On the treaty and its role in stimulating growth, anybody who thinks one treaty can solve the unemployment crisis in Europe is sorely mistaken. The crucial issue for the Government in respect of the intergovernmental treaty is that it will be another step on the road to stabilising the eurozone. I have just returned from New York, where I spoke yesterday at a conference organised by Bloomberg and met a number of investors, economists and analysts, including individuals who were involved in the private sector involvement, PSI, negotiations with Greece. Everybody I met spoke about the uncertainty in the eurozone. However, they were becoming more optimistic and they regard this treaty as important. If we are to step back from our internal disputes within the eurozone to take account of the perspective of outsiders who we want to invest in infrastructure or bank bonds, we must offer stability to those who can provide the cash flow.
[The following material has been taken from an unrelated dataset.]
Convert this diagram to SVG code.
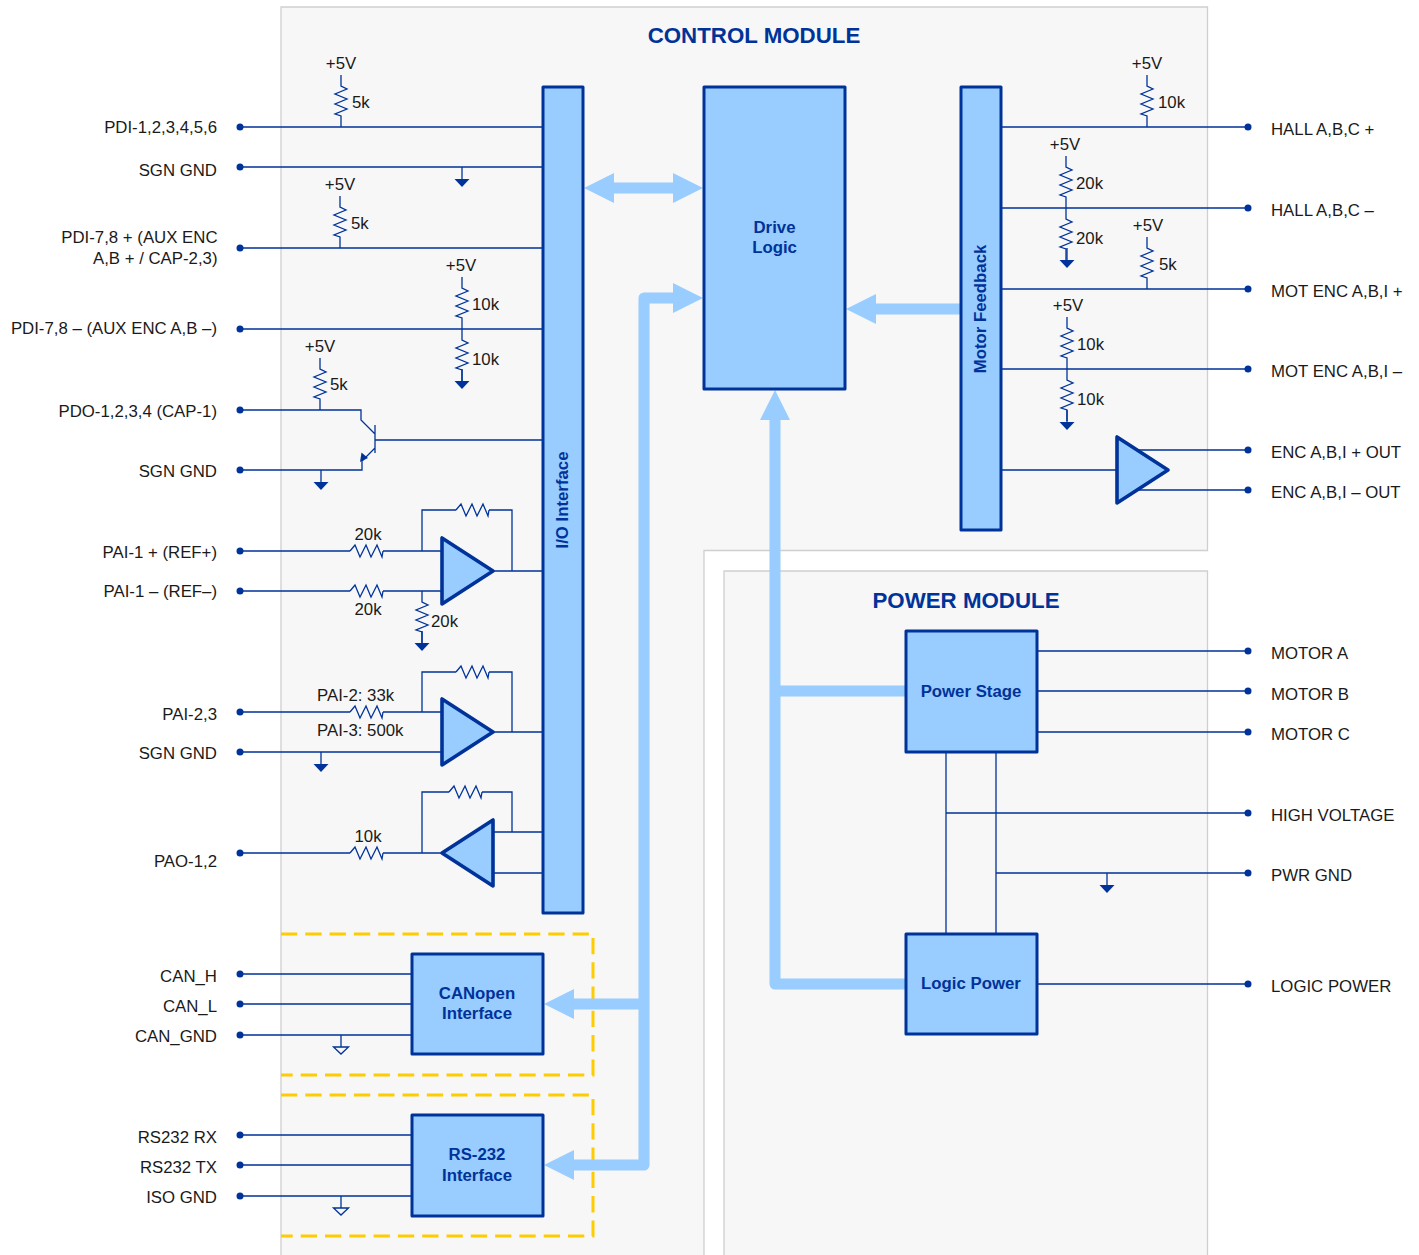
<svg xmlns="http://www.w3.org/2000/svg" xmlns:xlink="http://www.w3.org/1999/xlink" width="1419" height="1255" viewBox="0 0 1419 1255">
<style>
text{font-family:"Liberation Sans",Arial,sans-serif;font-size:16.8px;fill:#1a1a1a}
.l{text-anchor:end}
.c{text-anchor:middle}
.b{font-weight:bold;fill:#003399;text-anchor:middle}
.t{font-size:22.3px}
.panel{fill:#f7f7f7;stroke:#cfcfcf;stroke-width:1.3}
.box{fill:#99ccff;stroke:#003399;stroke-width:3;stroke-linejoin:round}
.tri{stroke-width:3.6}
.w{fill:none;stroke:#003399;stroke-width:1.3}
.dash{fill:none;stroke:#ffcc00;stroke-width:3;stroke-dasharray:16.3 8}
.bus{fill:none;stroke:#99ccff;stroke-width:11;stroke-linejoin:round}
.head{fill:#99ccff}
.dot{fill:#003399}
</style>
<defs>
<path id="rv" class="w" d="M0 0V11L6 14L-6 19L6 24L-6 29L6 34L-6 39L0 41V52"/>
<path id="rh" class="w" d="M0 0L5-6L10 6L16-6L21 6L27-6L32 6L33 0"/>
<g id="gnd"><path class="w" d="M0 0V12"/><path class="dot" d="M-7.500 12H7.500L0 20Z"/></g>
<g id="gndo"><path class="w" d="M0 0V12"/><path fill="#f7f7f7" stroke="#003399" stroke-width="1.300" d="M-7.500 12H7.500L0 19Z"/></g>
<circle id="d" class="dot" r="3.500"/>
</defs>

<g id="control-module">
<path class="panel" d="M281 1255V7H1207.500V550.500H704V1255"/>
<text class="b t" x="754" y="43">CONTROL MODULE</text>
</g>
<g id="power-module">
<path class="panel" d="M724 1255V571H1207.500V1255"/>
<text class="b t" x="966" y="608">POWER MODULE</text>
</g>
<g id="optional-can"><path class="dash" d="M281 934H593V1075H281"/></g>
<g id="optional-rs232"><path class="dash" d="M281 1095H593V1236H281"/></g>

<g id="connectors">
<g id="buses">
<path class="bus" d="M610 188H680"/>
<path class="head" d="M584 188L614 173V203ZM703 188L673 173V203Z"/>
<path class="bus" d="M680 298H644V1165H570M644 1004H570"/>
<path class="head" d="M703 298L673 283V313ZM544 1004L574 989V1019ZM544 1165L574 1150V1180Z"/>
<path class="bus" d="M961 309H870"/>
<path class="head" d="M846 309L876 294V324Z"/>
<path class="bus" d="M775 415V984H906M775 691H906"/>
<path class="head" d="M775 390L760 420H790Z"/>
</g>
<g id="wires">
<path class="w" d="M240 127H542M240 167H542M240 248H542M240 329H542"/>
<path class="w" d="M240 410H361V420L375 434M375 425V453M375 440H542M375 448L362 461V470H240"/>
<path class="dot" d="M360 462L361.500 452.500L368 458Z"/>
<path class="w" d="M240 551H350M383 551H442M240 591H350M383 591H442"/>
<path class="w" d="M422 551V510H456M489 510H512V571M493 571H542"/>
<path class="w" d="M240 712H350M383 712H442M240 752H442"/>
<path class="w" d="M422 712V672H456M489 672H512V732M493 732H542"/>
<path class="w" d="M240 853H350M383 853H442"/>
<path class="w" d="M422 853V792H449M482 792H512V832M493 832H542M493 873H542"/>
<path class="w" d="M240 974H412M240 1004H412M240 1035H412M240 1135H412M240 1165H412M240 1196H412"/>
<path class="w" d="M1001 127H1248M1001 208H1248M1001 289H1248M1001 369H1248"/>
<path class="w" d="M1001 470H1117M1137 450H1248M1137 490H1248"/>
<path class="w" d="M1037 651H1248M1037 691H1248M1037 732H1248M1037 984H1248"/>
<path class="w" d="M946 752V934M996 752V934M946 813H1248M996 873H1248"/>
</g>
<g id="resistors">
<use href="#rv" x="341" y="75"/><use href="#rv" x="340" y="196"/><use href="#rv" x="462" y="277"/><use href="#rv" x="462" y="329"/><use href="#rv" x="320" y="358"/>
<use href="#rv" x="422" y="591"/>
<use href="#rv" x="1147" y="75"/><use href="#rv" x="1066" y="156"/><use href="#rv" x="1066" y="208"/><use href="#rv" x="1147" y="237"/><use href="#rv" x="1067" y="317"/><use href="#rv" x="1067" y="369"/>
<use href="#rh" x="350" y="551"/><use href="#rh" x="350" y="591"/><use href="#rh" x="456" y="510"/>
<use href="#rh" x="350" y="712"/><use href="#rh" x="456" y="672"/><use href="#rh" x="449" y="792"/><use href="#rh" x="350" y="853"/>
</g>
<g id="grounds">
<use href="#gnd" x="462" y="167"/><use href="#gnd" x="462" y="369"/><use href="#gnd" x="321" y="470"/><use href="#gnd" x="422" y="631"/><use href="#gnd" x="321" y="752"/>
<use href="#gnd" x="1067" y="248"/><use href="#gnd" x="1067" y="410"/><use href="#gnd" x="1107" y="873"/>
<use href="#gndo" x="341" y="1035"/><use href="#gndo" x="341" y="1196"/>
</g>
<g id="terminals">
<use href="#d" x="240" y="127"/><use href="#d" x="240" y="167"/><use href="#d" x="240" y="248"/><use href="#d" x="240" y="329"/><use href="#d" x="240" y="410"/><use href="#d" x="240" y="470"/><use href="#d" x="240" y="551"/><use href="#d" x="240" y="591"/><use href="#d" x="240" y="712"/><use href="#d" x="240" y="752"/><use href="#d" x="240" y="853"/><use href="#d" x="240" y="974"/><use href="#d" x="240" y="1004"/><use href="#d" x="240" y="1035"/><use href="#d" x="240" y="1135"/><use href="#d" x="240" y="1165"/><use href="#d" x="240" y="1196"/>
<use href="#d" x="1248" y="127"/><use href="#d" x="1248" y="208"/><use href="#d" x="1248" y="289"/><use href="#d" x="1248" y="369"/><use href="#d" x="1248" y="450"/><use href="#d" x="1248" y="490"/><use href="#d" x="1248" y="651"/><use href="#d" x="1248" y="691"/><use href="#d" x="1248" y="732"/><use href="#d" x="1248" y="813"/><use href="#d" x="1248" y="873"/><use href="#d" x="1248" y="984"/>
</g>
</g>

<g id="io-interface"><rect class="box" x="543" y="87" width="40" height="826"/><text class="b" transform="translate(567.500 500) rotate(-90)">I/O Interface</text></g>
<g id="drive-logic"><rect class="box" x="704" y="87" width="141" height="302"/><text class="b" x="774.500" y="233">Drive</text><text class="b" x="774.500" y="253">Logic</text></g>
<g id="motor-feedback"><rect class="box" x="961" y="87" width="40" height="443"/><text class="b" transform="translate(985.500 309) rotate(-90)">Motor Feedback</text></g>
<g id="power-stage"><rect class="box" x="906" y="631" width="131" height="121"/><text class="b" x="971" y="697">Power Stage</text></g>
<g id="logic-power"><rect class="box" x="906" y="934" width="131" height="100"/><text class="b" x="971" y="989">Logic Power</text></g>
<g id="canopen-interface"><rect class="box" x="412" y="954" width="131" height="100"/><text class="b" x="477" y="999">CANopen</text><text class="b" x="477" y="1019">Interface</text></g>
<g id="rs232-interface"><rect class="box" x="412" y="1115" width="131" height="101"/><text class="b" x="477" y="1160">RS-232</text><text class="b" x="477" y="1181">Interface</text></g>
<g id="amp-1"><path class="box tri" d="M442 538V604L493 571Z"/></g>
<g id="amp-2"><path class="box tri" d="M442 699V765L493 732Z"/></g>
<g id="amp-3"><path class="box tri" d="M493 820V886L442 853Z"/></g>
<g id="encoder-buffer"><path class="box tri" d="M1117 437V503L1168 470Z"/></g>

<g id="labels">
<text class="l" x="217" y="133">PDI-1,2,3,4,5,6</text>
<text class="l" x="217" y="176">SGN GND</text>
<text class="l" x="217.500" y="243">PDI-7,8 + (AUX ENC</text>
<text class="l" x="217.500" y="264">A,B + / CAP-2,3)</text>
<text class="l" x="217" y="334">PDI-7,8 – (AUX ENC A,B –)</text>
<text class="l" x="217" y="417">PDO-1,2,3,4 (CAP-1)</text>
<text class="l" x="217" y="477">SGN GND</text>
<text class="l" x="217" y="558">PAI-1 + (REF+)</text>
<text class="l" x="217" y="597">PAI-1 – (REF–)</text>
<text class="l" x="217" y="720">PAI-2,3</text>
<text class="l" x="217" y="759">SGN GND</text>
<text class="l" x="217" y="867">PAO-1,2</text>
<text class="l" x="217" y="982">CAN_H</text>
<text class="l" x="217" y="1012">CAN_L</text>
<text class="l" x="217" y="1042">CAN_GND</text>
<text class="l" x="217" y="1143">RS232 RX</text>
<text class="l" x="217" y="1173">RS232 TX</text>
<text class="l" x="217" y="1203">ISO GND</text>
<text x="1271" y="135">HALL A,B,C +</text>
<text x="1271" y="216">HALL A,B,C –</text>
<text x="1271" y="297">MOT ENC A,B,I +</text>
<text x="1271" y="377">MOT ENC A,B,I –</text>
<text x="1271" y="458">ENC A,B,I + OUT</text>
<text x="1271" y="498">ENC A,B,I – OUT</text>
<text x="1271" y="659">MOTOR A</text>
<text x="1271" y="700">MOTOR B</text>
<text x="1271" y="740">MOTOR C</text>
<text x="1271" y="821">HIGH VOLTAGE</text>
<text x="1271" y="881">PWR GND</text>
<text x="1271" y="992">LOGIC POWER</text>
<text class="c" x="341" y="69">+5V</text><text x="352" y="108">5k</text>
<text class="c" x="340" y="190">+5V</text><text x="351" y="229">5k</text>
<text class="c" x="461" y="271">+5V</text><text x="472" y="310">10k</text><text x="472" y="365">10k</text>
<text class="c" x="320" y="352">+5V</text><text x="330" y="390">5k</text>
<text class="c" x="368" y="540">20k</text><text class="c" x="368" y="615">20k</text><text x="431" y="627">20k</text>
<text x="317" y="701">PAI-2: 33k</text><text x="317" y="736">PAI-3: 500k</text>
<text class="c" x="368" y="842">10k</text>
<text class="c" x="1147" y="69">+5V</text><text x="1158" y="108">10k</text>
<text class="c" x="1065" y="150">+5V</text><text x="1076" y="189">20k</text><text x="1076" y="244">20k</text>
<text class="c" x="1148" y="231">+5V</text><text x="1159" y="270">5k</text>
<text class="c" x="1068" y="311">+5V</text><text x="1077" y="350">10k</text><text x="1077" y="405">10k</text>
</g>
</svg>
The treaty is an important link in that chain but it will not solve the crisis by itself. All European leaders need to show grit. Determination and absolute resolve will be required by governments at EU, regional and national levels. The further development of the Single Market will be more concrete in the short to medium term.

That message needs to get out a little bit more. It is a question of stabilising the structures so that everyone can engage with them.

As a vote has been called, I ask the Minister of State to conclude.

I remind members about Ireland's continued success in attracting investment. People believe the situation has stabilised here. Our banks have been recapitalised and while we may not like the measures that have been taken in terms of fiscal consolidation, they mean we are an attractive location in which to invest. We need to see stability across the European Union.

I thank the Minister of State for her presentation and her detailed answers to members' questions. I wish her the best and hope to meet her again in the near future.

Sitting suspended at 12.40 p.m. The joint committee resumed in private session at 1 p.m. and adjourned at 1.20 p.m. until 11.30 a.m. on Thursday, 2 February 2012.